We had got lost, but not very lost, and we were making our way back to the road we’d intended to be on, which happened to take us past a column covered – all thirty metres of it – in beautiful carvings, and also past really a lot of ruins. Bits of foundation and arches were strewn around next to more columns patched up with brick between the marble and balanced, impossibly, three below a crossbeam of more patched marble, then three more columns above that, the whole structure supporting nothing and supported by nothing, extending into the empty space above the remains of this emperor’s palace.

As we were winding our way through and above and past all these ruins, stopping sometimes to point to things – a woman leaning out of a glassless window to take a photo, the room behind her entirely gold; bits of the Forum; interesting lumps of marble – we heard music.

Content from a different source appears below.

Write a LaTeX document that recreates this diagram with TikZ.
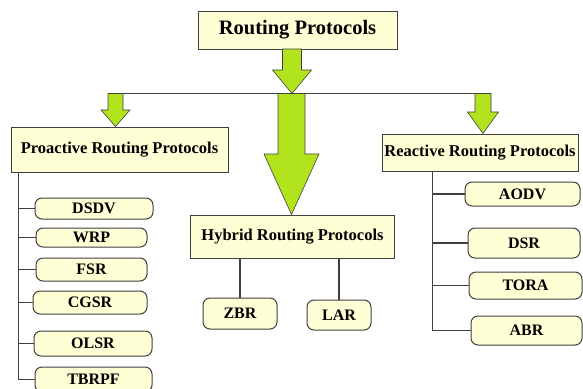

Closer up, the music clarified, distinguished itself from the traffic and the sirens: a young man playing swooping songs on an electric violin on the road we had meant to follow, which, it turned out, had the Colosseum at one end of it and the Forum across the way and beautiful, tall, shapely trees along the length of it as well as the column and the gold room and the remains of the emperor’s palace.

I stood there in the gentle rain, Ben with his arms around me, both listening to the soar of the violin and looking at all the things to be looked at, including three girls dancing, joining hands and stepping backwards and forwards to give each of them a turn coming up to the arms of the other two, then stepping back into their triangle formation, releasing hands and spinning, smiling the whole time.